(What to work on) Locate the string "this" in the listing below. Copy every line where it is found.
———
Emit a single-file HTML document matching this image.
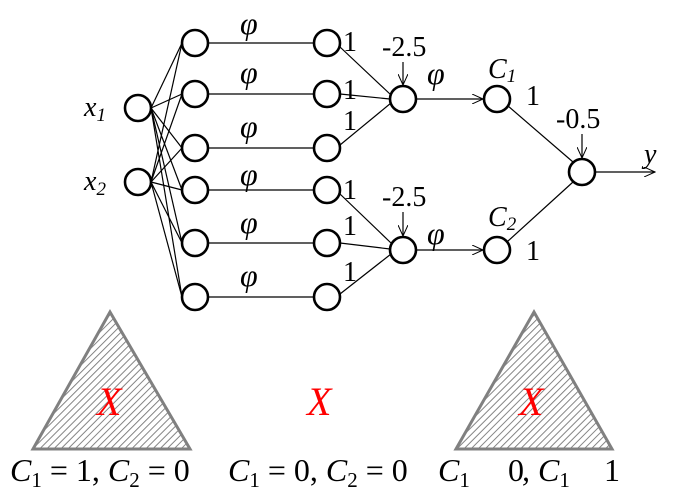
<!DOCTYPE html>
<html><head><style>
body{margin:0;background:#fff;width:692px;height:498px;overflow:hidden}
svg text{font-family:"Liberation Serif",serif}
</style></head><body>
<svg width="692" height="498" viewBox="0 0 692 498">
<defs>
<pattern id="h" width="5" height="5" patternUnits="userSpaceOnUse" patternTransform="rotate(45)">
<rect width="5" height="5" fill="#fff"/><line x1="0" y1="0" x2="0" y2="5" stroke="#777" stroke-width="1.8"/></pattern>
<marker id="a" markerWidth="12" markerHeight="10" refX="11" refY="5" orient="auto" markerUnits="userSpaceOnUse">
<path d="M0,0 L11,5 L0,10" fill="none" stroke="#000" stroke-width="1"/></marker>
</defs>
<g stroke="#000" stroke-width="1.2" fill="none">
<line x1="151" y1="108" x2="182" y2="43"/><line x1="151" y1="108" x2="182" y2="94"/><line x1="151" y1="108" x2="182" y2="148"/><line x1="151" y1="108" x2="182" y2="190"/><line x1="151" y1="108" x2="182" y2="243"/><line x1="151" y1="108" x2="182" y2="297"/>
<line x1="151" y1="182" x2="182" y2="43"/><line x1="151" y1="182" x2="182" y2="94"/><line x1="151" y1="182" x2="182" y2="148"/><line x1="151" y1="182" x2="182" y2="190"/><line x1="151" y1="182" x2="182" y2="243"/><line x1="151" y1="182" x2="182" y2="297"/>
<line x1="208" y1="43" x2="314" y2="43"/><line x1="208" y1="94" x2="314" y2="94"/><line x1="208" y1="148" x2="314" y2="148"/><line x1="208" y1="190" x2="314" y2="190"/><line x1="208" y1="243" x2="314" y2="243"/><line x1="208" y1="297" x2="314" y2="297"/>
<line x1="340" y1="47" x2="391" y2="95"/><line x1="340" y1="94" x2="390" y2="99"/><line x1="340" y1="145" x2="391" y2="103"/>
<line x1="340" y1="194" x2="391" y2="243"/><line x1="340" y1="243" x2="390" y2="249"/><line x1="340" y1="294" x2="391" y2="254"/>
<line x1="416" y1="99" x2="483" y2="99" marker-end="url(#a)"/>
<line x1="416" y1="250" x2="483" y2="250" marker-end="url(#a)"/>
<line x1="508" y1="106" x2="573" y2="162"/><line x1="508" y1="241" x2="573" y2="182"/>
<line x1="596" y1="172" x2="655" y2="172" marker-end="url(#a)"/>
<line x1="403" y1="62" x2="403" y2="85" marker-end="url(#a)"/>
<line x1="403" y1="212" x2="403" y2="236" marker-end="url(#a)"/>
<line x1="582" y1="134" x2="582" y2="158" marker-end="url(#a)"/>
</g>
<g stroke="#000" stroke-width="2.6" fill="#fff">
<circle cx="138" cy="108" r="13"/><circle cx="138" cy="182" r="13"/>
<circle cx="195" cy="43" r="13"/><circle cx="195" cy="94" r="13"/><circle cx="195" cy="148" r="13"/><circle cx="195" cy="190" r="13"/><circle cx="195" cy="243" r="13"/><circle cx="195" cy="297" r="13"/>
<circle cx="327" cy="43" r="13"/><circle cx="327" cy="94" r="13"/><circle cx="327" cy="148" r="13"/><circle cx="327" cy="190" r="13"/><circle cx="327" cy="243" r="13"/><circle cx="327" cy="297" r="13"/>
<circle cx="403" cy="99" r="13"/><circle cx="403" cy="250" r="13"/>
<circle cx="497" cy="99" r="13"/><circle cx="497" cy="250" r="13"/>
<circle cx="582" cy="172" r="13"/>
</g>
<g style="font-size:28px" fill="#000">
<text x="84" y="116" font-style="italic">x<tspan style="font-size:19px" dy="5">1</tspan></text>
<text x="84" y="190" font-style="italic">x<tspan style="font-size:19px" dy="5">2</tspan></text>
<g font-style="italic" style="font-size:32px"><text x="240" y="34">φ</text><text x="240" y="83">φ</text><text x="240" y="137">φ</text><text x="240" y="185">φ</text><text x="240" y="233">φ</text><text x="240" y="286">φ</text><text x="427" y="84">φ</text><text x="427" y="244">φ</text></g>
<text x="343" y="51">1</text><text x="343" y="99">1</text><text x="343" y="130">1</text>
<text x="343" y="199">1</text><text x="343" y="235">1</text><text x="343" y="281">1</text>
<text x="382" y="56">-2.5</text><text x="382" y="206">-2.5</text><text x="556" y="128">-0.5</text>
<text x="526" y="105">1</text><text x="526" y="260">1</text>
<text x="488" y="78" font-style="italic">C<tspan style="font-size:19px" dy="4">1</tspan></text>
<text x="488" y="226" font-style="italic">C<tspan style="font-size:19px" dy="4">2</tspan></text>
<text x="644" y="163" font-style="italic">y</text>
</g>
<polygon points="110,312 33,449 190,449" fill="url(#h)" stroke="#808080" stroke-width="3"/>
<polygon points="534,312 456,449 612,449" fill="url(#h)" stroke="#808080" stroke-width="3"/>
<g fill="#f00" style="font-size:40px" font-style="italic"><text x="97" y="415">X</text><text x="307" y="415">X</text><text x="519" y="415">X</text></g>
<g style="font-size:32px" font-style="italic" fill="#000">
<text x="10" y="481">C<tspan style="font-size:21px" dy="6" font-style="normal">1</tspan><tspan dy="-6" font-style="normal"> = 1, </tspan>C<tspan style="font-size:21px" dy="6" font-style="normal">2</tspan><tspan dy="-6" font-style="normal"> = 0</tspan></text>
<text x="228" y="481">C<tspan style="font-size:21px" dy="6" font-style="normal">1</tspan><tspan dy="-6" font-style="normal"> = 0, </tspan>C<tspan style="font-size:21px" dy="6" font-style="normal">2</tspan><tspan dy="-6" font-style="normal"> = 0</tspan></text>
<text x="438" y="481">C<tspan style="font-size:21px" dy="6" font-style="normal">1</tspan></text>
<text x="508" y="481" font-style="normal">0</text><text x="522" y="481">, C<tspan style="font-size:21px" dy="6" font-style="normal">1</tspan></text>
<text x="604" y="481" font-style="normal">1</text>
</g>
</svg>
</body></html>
———
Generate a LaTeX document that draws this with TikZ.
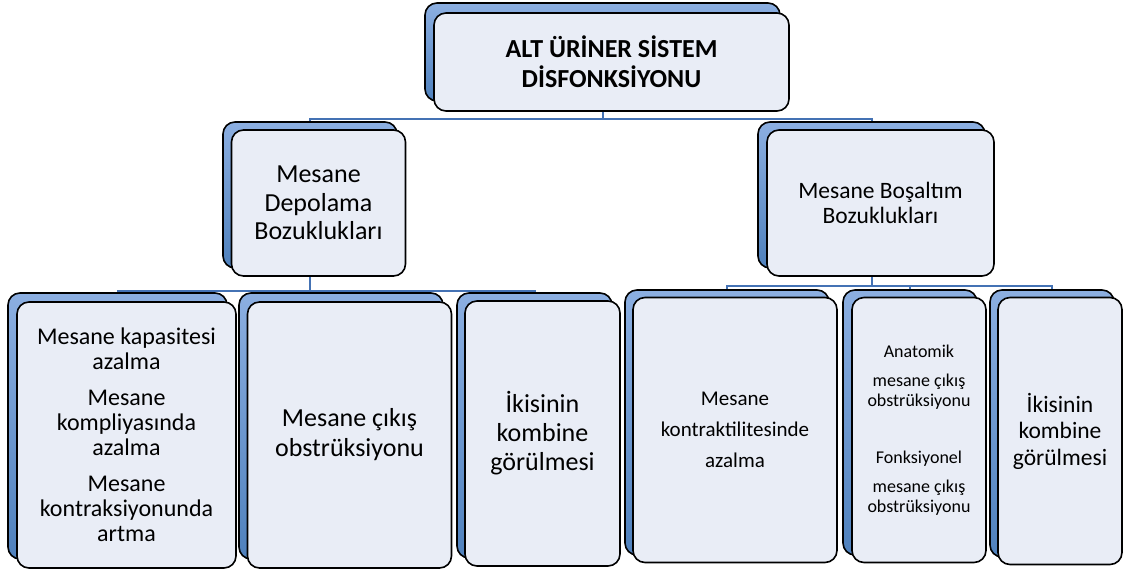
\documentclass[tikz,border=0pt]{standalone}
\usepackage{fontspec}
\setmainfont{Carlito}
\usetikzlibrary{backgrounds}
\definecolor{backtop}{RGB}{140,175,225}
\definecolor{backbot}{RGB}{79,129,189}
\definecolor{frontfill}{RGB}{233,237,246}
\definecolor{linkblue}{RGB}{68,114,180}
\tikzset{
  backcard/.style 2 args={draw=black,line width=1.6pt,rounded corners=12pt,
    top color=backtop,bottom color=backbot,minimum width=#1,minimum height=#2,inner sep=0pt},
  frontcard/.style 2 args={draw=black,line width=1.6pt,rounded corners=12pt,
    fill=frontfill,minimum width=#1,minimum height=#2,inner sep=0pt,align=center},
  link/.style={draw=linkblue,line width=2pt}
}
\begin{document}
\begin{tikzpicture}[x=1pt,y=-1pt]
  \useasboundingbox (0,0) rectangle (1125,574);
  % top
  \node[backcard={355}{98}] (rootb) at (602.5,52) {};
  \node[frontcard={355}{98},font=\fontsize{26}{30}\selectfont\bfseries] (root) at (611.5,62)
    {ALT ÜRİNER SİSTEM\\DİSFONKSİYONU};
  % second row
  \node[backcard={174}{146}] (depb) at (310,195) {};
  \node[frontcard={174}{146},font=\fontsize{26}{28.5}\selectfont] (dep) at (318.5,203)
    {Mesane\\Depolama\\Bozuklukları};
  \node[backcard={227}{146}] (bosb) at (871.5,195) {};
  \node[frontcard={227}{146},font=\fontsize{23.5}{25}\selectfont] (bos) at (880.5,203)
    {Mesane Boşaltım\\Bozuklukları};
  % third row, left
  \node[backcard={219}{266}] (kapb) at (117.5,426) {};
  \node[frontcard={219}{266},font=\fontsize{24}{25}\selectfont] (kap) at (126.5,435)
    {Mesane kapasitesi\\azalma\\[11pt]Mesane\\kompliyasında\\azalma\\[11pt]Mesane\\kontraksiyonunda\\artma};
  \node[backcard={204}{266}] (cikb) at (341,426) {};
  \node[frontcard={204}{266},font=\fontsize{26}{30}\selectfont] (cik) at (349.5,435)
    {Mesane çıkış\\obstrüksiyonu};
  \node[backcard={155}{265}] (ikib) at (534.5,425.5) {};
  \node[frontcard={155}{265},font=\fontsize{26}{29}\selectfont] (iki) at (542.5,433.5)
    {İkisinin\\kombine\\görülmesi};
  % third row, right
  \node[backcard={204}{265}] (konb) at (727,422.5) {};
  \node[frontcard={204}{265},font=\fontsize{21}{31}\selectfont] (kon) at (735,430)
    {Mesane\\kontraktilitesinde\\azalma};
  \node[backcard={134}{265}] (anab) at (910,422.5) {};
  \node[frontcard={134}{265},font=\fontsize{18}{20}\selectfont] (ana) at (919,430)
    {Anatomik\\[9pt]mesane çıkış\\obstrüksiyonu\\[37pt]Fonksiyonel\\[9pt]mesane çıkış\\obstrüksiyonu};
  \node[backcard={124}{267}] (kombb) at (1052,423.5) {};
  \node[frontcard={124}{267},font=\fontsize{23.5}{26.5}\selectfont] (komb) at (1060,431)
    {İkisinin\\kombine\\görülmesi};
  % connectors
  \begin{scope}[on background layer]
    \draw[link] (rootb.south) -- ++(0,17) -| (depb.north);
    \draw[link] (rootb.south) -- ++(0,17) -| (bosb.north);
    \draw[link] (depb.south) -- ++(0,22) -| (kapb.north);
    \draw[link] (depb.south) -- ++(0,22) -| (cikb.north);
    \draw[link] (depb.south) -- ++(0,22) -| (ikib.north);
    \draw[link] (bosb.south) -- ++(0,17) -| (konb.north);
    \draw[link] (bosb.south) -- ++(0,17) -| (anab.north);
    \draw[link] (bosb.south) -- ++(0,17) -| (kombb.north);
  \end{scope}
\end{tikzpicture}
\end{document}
———
(Task result)
Emit a single-file HTML document matching this image.
Generate a LaTeX document that draws this with TikZ.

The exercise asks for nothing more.